Zach has responded to a Stripe product manager on Twitter.

https://twitter.com/zachperret/status/1521898404061716480

I think Zach knows his product very well & this could be espionage on Stripe's part, but I'm not dissatisfied with Stripe's product nonetheless.

Disclaimer: I've never used Plaid.

Plaid and their lawyers should have hashed it out with Stripe then in RFP. I work for a big bank. If we send out RFP's for a project there's language in there that most providers never look at. It basically says "I can do whatever I want with information in the RFP except give it to your company's competitors."

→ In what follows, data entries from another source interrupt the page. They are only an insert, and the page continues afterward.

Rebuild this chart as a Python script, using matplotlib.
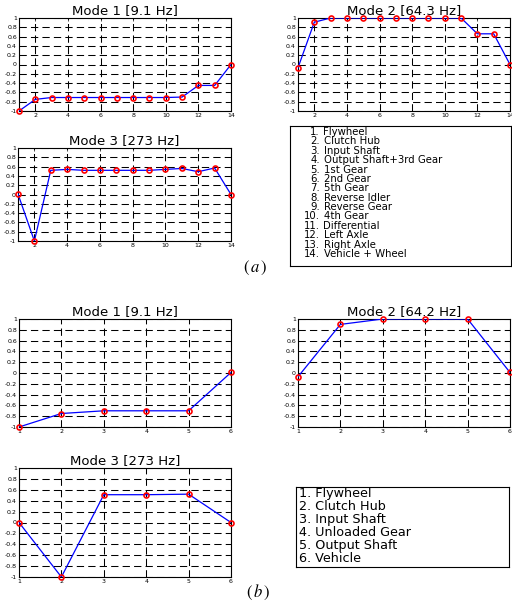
import matplotlib
matplotlib.use("Agg")
import matplotlib.pyplot as plt
import numpy as np

plt.rcParams['font.family'] = ['DejaVu Sans']
plt.rcParams['mathtext.fontset'] = 'stix'

W, H = 512, 603

# ---- data (a) : 14-DOF model ----
nodes_a = list(range(1, 15))
mode1_a = [-1.0, -0.75, -0.71, -0.71, -0.71, -0.71, -0.71, -0.71, -0.71, -0.71, -0.70, -0.45, -0.45, 0.0]
mode2_a = [-0.07, 0.91, 1.0, 1.0, 1.0, 1.0, 1.0, 1.0, 1.0, 1.0, 1.0, 0.66, 0.66, 0.0]
mode3_a = [0.01, -1.0, 0.52, 0.54, 0.52, 0.52, 0.52, 0.52, 0.52, 0.54, 0.56, 0.49, 0.57, 0.0]
titles_a = ["Mode 1 [9.1 Hz]", "Mode 2 [64.3 Hz]", "Mode 3 [273 Hz]"]
xticks_a = [2, 4, 6, 8, 10, 12, 14]
labels_a = ["Flywheel", "Clutch Hub", "Input Shaft", "Output Shaft+3rd Gear", "1st Gear",
            "2nd Gear", "5th Gear", "Reverse Idler", "Reverse Gear", "4th Gear",
            "Differential", "Left Axle", "Right Axle", "Vehicle + Wheel"]

# ---- data (b) : 6-DOF model ----
nodes_b = list(range(1, 7))
mode1_b = [-1.0, -0.75, -0.70, -0.70, -0.70, 0.01]
mode2_b = [-0.07, 0.90, 1.0, 1.0, 1.0, 0.01]
mode3_b = [0.0, -1.0, 0.51, 0.51, 0.52, 0.0]
titles_b = ["Mode 1 [9.1 Hz]", "Mode 2 [64.2 Hz]", "Mode 3 [273 Hz]"]
xticks_b = [1, 2, 3, 4, 5, 6]
labels_b = ["Flywheel", "Clutch Hub", "Input Shaft", "Unloaded Gear", "Output Shaft", "Vehicle"]

yticks = [-1, -0.8, -0.6, -0.4, -0.2, 0, 0.2, 0.4, 0.6, 0.8, 1]
ytick_labels = ["-1", "-0.8", "-0.6", "-0.4", "-0.2", "0", "0.2", "0.4", "0.6", "0.8", "1"]

fig = plt.figure(figsize=(W / 100, H / 100), dpi=100)


def box(l, r, t, b):
    return [l / W, 1 - b / H, (r - l) / W, (b - t) / H]


def mode_plot(rect, x, y, title, xticks):
    ax = fig.add_axes(rect)
    ax.plot(x, y, '-', color='#0000ff', lw=0.9, zorder=3)
    ax.plot(x, y, 'o', mfc='none', mec='#ff0000', mew=1.2, ms=3.6, zorder=4, clip_on=False)
    ax.set_xlim(x[0], x[-1])
    ax.set_ylim(-1, 1)
    ax.set_xticks(xticks)
    ax.set_xticklabels([str(v) for v in xticks])
    ax.set_yticks(yticks)
    ax.set_yticklabels(ytick_labels)
    ax.tick_params(direction='in', length=2, width=0.5, labelsize=4.5, pad=1.5,
                   top=True, right=True)
    ax.grid(True, color='black', lw=0.75, linestyle=(0, (7, 4)))
    for s in ax.spines.values():
        s.set_linewidth(0.8)
    ax.set_title(title, fontsize=9.5, pad=2.5)
    return ax


# (a)
mode_plot(box(19, 231, 18, 111), nodes_a, mode1_a, titles_a[0], xticks_a)
mode_plot(box(298, 510, 18, 111), nodes_a, mode2_a, titles_a[1], xticks_a)
mode_plot(box(18, 231, 148, 241), nodes_a, mode3_a, titles_a[2], xticks_a)

lg = fig.add_axes(box(290, 511, 126, 266))
lg.set_xticks([]); lg.set_yticks([])
for s in lg.spines.values():
    s.set_linewidth(0.8)
y0, dy = 132, 9.38
for i, name in enumerate(labels_a):
    yy = 1 - (y0 + i * dy) / H
    fig.text(320 / W, yy, f"{i + 1}.", ha='right', va='center', fontsize=7.3)
    fig.text(323.5 / W, yy, name, ha='left', va='center', fontsize=7.3)

fig.text(255 / W, 1 - 268 / H, r"$(\,a\,)$", ha='center', va='center', fontsize=12)

# (b)
mode_plot(box(19, 231, 319, 427), nodes_b, mode1_b, titles_b[0], xticks_b)
mode_plot(box(298, 510, 319, 427), nodes_b, mode2_b, titles_b[1], xticks_b)
mode_plot(box(19, 231, 468, 577), nodes_b, mode3_b, titles_b[2], xticks_b)

lg2 = fig.add_axes(box(296, 509, 487, 567))
lg2.set_xticks([]); lg2.set_yticks([])
for s in lg2.spines.values():
    s.set_linewidth(0.8)
y0, dy = 494, 13.0
for i, name in enumerate(labels_b):
    yy = 1 - (y0 + i * dy) / H
    fig.text(299 / W, yy, f"{i + 1}. {name}", ha='left', va='center', fontsize=9.2)

fig.text(258 / W, 1 - 592 / H, r"$(\,b\,)$", ha='center', va='center', fontsize=12)

fig.savefig("out.png", dpi=100)
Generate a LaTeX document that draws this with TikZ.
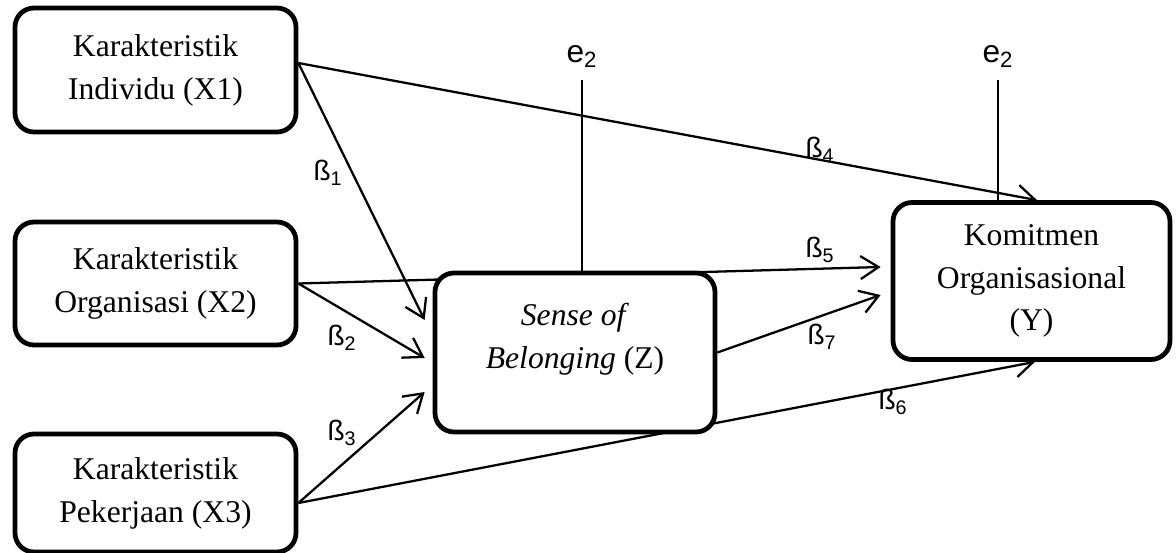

So if I am working for a top 10 bank, and I see value in a solution, if I cannot get it cheaper than it would cost me to develop it and time is not that big of a factor, I build it myself. If there are no time constraints and vendor can deliver solution at roughly the same cost I can build it for, I built it myself.

My guess as not being part of the stripe/plaid conversations or RFP. Zach's lawyers did not redline or challenge language around processes or IP with Stripe in RFP Agreements and that was likely the biggest downfall.

Plaid does have great litigation attorney's, I mean their class action settlement was only $58 million. So likely, Plaid might get something if there is IP that was protected. It will come out in discovery if a lawsuit gets legs.

Creating a throwaway for this (potentially valid) criticism destroys any credibility you may have.
fair criticism. My points remain. Having talked to Plaid's sales team, not bad people. I just don't trust providers that openly talk poorly of competitors and plaids sales team did that and the CEO of the company is doing it in public.
I have no dog in this fight--I did not interpret that to be talking poorly about stripe.

It read like conjecture at best, and inaccurate information at worst.

You haven't read many Stripe stories, huh
There aren't that many. Bolt does not count.